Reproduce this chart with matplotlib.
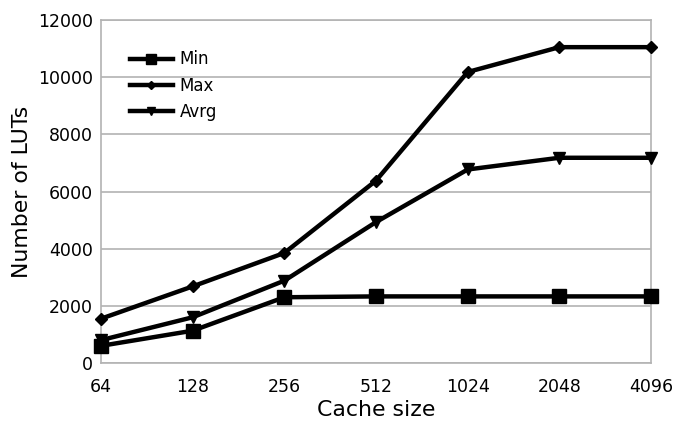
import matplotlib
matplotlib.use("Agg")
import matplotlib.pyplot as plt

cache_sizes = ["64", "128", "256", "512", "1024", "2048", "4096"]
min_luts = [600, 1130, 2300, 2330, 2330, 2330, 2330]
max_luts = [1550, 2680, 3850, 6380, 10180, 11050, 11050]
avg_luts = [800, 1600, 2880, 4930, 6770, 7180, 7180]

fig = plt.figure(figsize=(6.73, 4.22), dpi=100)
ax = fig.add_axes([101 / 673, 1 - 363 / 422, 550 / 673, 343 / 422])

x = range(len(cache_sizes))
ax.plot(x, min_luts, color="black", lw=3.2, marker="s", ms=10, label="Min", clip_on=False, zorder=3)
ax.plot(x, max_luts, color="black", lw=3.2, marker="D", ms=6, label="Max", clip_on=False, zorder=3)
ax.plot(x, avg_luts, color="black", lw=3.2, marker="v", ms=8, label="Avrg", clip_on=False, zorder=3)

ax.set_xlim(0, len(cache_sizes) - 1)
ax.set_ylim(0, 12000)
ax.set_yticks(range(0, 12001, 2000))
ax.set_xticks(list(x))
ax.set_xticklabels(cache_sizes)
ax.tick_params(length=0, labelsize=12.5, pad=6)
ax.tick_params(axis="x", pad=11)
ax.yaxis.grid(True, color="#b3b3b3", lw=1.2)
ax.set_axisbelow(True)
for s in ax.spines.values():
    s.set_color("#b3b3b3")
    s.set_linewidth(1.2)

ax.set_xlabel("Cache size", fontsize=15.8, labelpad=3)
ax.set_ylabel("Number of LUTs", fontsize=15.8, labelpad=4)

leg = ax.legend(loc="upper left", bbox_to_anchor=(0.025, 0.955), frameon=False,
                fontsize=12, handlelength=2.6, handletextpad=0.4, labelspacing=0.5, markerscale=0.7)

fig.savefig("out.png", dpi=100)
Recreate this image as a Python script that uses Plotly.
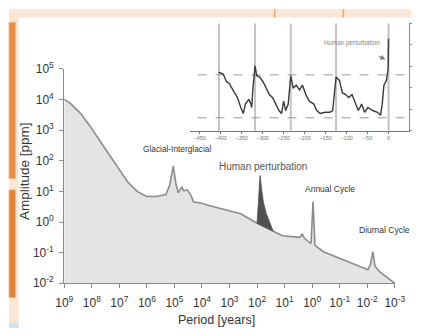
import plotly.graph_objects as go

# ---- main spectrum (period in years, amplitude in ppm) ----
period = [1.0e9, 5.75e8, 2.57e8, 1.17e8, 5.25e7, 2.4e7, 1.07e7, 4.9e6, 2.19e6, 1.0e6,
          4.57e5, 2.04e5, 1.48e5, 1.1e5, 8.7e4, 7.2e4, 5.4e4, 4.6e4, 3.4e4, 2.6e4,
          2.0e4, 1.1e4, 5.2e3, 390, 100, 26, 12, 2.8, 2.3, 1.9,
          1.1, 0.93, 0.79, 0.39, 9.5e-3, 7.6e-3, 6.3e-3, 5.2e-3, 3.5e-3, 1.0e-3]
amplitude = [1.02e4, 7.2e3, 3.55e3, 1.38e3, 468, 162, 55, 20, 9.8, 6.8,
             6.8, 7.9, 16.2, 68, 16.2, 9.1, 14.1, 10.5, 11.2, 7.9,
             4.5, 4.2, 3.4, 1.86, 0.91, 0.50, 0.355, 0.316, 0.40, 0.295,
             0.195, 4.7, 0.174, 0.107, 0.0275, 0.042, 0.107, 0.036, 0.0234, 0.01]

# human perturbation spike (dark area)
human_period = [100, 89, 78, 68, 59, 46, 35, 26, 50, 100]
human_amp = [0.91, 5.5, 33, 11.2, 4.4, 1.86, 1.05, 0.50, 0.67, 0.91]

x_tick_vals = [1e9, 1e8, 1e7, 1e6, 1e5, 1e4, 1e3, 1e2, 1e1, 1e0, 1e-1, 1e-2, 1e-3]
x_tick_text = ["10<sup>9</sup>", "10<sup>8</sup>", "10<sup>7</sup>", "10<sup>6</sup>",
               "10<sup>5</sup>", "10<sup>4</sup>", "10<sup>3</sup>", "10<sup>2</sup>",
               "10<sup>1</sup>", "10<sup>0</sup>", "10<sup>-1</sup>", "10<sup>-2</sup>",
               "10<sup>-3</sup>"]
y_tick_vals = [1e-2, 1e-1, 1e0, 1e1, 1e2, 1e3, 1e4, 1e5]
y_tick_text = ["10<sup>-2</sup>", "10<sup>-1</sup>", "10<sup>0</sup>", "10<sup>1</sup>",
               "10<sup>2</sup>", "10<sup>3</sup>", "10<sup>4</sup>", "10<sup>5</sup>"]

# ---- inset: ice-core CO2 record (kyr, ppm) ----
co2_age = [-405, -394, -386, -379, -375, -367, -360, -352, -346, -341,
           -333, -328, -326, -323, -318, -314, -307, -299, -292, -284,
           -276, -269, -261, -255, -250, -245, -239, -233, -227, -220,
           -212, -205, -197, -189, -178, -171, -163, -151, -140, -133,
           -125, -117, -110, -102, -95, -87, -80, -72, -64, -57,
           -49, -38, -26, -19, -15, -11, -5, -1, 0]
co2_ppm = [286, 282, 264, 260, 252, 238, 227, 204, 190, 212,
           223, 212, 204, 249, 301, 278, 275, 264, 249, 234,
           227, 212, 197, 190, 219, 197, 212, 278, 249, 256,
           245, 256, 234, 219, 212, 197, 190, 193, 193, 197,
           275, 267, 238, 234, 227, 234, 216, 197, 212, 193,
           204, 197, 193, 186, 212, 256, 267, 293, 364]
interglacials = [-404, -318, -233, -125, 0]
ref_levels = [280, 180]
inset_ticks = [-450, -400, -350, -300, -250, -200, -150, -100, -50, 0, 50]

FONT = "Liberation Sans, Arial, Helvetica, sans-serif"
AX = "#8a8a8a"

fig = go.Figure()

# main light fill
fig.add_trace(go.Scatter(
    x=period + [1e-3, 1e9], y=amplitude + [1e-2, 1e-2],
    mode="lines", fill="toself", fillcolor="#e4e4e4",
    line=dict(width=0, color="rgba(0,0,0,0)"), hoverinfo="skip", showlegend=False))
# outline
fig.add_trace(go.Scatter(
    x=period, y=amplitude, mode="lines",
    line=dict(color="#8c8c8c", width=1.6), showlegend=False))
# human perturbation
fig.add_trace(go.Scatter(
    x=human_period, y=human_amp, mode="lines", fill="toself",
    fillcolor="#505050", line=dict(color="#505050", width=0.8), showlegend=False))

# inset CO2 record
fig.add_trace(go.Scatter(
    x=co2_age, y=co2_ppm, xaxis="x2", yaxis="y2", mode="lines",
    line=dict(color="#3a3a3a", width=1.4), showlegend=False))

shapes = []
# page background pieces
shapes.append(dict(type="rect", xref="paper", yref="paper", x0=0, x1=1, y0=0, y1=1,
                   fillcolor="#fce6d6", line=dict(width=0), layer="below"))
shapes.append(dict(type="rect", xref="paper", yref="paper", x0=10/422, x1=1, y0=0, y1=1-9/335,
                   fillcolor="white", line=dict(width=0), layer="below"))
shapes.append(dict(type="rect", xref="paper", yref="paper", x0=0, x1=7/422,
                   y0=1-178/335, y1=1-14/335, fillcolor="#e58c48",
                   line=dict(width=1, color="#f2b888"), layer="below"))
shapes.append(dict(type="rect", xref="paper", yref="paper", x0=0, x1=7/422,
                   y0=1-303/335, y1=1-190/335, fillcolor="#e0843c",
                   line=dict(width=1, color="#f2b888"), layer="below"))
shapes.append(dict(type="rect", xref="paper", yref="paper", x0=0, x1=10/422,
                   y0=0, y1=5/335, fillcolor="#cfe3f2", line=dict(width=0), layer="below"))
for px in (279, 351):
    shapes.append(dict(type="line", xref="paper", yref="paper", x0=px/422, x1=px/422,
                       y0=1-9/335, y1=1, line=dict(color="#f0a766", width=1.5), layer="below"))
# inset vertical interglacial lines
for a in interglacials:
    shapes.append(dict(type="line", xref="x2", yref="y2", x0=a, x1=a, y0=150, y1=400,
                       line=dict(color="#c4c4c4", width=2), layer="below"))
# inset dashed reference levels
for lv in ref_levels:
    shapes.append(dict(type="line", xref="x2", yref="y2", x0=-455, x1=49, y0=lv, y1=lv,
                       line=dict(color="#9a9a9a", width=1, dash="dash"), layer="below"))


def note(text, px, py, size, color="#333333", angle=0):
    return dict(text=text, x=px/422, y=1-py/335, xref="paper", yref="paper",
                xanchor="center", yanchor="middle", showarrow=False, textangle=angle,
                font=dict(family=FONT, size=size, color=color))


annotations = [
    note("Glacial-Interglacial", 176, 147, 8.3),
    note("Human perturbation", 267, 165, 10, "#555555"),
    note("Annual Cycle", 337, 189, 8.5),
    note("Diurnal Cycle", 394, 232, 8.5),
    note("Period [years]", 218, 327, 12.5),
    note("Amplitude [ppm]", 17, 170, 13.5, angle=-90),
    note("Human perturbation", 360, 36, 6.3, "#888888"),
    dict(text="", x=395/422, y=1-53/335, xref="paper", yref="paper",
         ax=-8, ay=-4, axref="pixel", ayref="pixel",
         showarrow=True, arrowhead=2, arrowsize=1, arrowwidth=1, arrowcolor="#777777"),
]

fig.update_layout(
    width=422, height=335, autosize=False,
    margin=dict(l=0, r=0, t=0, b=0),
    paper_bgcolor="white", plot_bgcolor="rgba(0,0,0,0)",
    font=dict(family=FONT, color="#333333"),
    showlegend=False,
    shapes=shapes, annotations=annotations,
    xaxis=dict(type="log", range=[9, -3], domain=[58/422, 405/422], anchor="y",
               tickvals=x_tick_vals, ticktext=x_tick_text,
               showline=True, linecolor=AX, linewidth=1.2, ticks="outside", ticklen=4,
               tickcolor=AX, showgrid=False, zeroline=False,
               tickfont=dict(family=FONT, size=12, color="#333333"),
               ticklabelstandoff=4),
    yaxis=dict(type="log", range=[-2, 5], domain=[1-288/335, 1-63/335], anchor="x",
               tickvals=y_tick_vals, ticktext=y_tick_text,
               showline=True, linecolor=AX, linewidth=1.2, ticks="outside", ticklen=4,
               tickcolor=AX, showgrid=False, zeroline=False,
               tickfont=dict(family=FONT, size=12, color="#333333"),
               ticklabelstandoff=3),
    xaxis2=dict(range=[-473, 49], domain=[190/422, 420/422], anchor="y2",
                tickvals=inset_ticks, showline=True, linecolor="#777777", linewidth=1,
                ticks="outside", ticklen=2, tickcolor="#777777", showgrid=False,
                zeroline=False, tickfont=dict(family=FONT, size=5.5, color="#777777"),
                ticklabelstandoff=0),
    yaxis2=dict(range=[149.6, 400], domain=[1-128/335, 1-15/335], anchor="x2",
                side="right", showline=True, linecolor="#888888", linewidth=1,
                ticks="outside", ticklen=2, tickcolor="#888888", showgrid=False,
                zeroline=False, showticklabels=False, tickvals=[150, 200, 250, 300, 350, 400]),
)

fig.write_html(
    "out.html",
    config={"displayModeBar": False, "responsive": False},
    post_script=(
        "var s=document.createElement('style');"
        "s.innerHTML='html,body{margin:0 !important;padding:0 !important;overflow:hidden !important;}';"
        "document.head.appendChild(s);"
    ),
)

---

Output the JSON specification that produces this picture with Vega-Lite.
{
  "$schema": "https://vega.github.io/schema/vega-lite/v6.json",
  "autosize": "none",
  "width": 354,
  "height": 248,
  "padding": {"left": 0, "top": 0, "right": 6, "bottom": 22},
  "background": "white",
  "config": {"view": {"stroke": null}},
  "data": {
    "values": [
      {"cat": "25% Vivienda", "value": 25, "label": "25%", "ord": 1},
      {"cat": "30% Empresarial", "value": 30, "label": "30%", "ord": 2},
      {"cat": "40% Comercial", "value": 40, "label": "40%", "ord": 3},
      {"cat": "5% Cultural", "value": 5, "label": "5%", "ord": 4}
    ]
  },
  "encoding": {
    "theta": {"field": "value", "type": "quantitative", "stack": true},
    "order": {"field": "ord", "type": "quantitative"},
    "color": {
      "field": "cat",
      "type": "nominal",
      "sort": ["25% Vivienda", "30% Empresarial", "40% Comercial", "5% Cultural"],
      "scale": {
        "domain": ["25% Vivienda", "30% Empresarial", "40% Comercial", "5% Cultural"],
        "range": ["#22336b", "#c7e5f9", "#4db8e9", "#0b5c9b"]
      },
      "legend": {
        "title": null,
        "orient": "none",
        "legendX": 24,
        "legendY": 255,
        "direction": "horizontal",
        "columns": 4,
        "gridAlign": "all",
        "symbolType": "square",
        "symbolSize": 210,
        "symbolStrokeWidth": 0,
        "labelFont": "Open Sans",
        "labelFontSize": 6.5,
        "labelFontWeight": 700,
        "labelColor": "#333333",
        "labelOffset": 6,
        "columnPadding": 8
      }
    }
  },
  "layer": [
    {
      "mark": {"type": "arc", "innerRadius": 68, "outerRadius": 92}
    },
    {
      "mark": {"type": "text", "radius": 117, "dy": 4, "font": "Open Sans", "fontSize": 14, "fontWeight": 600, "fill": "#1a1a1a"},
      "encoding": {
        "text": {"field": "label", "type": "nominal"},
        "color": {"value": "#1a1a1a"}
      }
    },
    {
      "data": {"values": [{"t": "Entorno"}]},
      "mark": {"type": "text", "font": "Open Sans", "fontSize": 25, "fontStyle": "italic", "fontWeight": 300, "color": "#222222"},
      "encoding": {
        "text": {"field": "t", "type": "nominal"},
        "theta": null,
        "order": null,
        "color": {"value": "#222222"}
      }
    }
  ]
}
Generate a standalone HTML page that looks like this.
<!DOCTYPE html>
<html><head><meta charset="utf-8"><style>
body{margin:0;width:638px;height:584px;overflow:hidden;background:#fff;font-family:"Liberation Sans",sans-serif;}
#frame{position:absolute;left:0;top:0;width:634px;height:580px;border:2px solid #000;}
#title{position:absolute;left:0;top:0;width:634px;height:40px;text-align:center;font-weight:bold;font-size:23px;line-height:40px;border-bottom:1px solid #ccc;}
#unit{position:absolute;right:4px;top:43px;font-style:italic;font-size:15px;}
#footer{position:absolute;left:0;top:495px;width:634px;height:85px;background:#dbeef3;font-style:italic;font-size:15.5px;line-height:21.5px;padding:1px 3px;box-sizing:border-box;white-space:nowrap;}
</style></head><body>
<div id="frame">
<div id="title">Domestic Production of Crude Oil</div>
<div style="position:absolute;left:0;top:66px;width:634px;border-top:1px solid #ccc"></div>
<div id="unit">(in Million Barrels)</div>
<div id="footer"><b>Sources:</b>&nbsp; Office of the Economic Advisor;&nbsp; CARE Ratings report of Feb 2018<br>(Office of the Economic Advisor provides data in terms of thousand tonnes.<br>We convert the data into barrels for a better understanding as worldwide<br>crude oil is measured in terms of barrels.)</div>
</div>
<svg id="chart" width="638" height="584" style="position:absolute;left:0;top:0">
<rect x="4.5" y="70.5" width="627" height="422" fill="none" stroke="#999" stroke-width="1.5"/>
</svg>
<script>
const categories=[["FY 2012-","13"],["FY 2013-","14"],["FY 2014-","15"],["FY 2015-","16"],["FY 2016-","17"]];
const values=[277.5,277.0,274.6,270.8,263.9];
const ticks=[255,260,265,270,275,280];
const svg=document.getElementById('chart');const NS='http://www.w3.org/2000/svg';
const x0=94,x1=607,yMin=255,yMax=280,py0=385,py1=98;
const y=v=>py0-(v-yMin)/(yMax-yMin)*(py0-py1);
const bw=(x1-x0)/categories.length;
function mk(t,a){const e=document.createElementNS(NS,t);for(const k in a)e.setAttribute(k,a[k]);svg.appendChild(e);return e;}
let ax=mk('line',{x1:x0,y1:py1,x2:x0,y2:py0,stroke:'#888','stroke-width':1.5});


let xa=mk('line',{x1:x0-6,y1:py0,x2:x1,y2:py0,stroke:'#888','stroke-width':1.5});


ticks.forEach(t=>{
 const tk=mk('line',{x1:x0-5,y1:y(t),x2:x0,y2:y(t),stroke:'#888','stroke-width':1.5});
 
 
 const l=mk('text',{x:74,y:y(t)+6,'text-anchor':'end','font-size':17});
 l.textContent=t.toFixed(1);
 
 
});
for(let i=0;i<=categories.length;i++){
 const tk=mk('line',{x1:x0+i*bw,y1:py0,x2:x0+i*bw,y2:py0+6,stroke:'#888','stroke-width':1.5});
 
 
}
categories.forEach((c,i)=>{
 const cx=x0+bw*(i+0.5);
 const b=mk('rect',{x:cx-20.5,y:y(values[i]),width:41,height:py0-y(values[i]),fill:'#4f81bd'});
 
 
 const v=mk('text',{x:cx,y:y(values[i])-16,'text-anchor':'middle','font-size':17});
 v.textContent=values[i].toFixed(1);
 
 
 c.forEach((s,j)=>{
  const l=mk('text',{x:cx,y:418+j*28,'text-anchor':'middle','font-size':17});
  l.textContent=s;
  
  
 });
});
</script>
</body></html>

--

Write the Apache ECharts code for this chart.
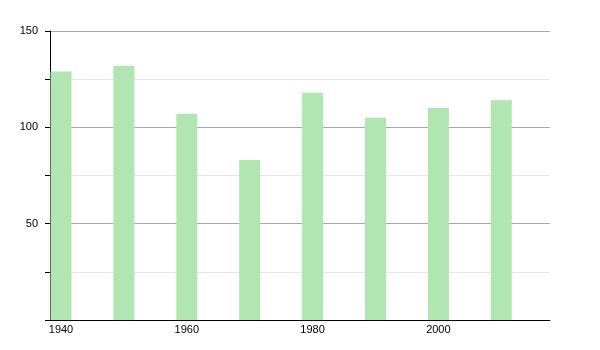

▶ [JOB]
Find every line that holds "chart" and copy it.

▶ [COMPLETE RESPONSE]
Reproduce this chart with matplotlib.
<svg id="chart" width="638" height="584" style="position:absolute;left:0;top:0">
const svg=document.getElementById('chart');const NS='http://www.w3.org/2000/svg';
Write the Apache ECharts code for this chart.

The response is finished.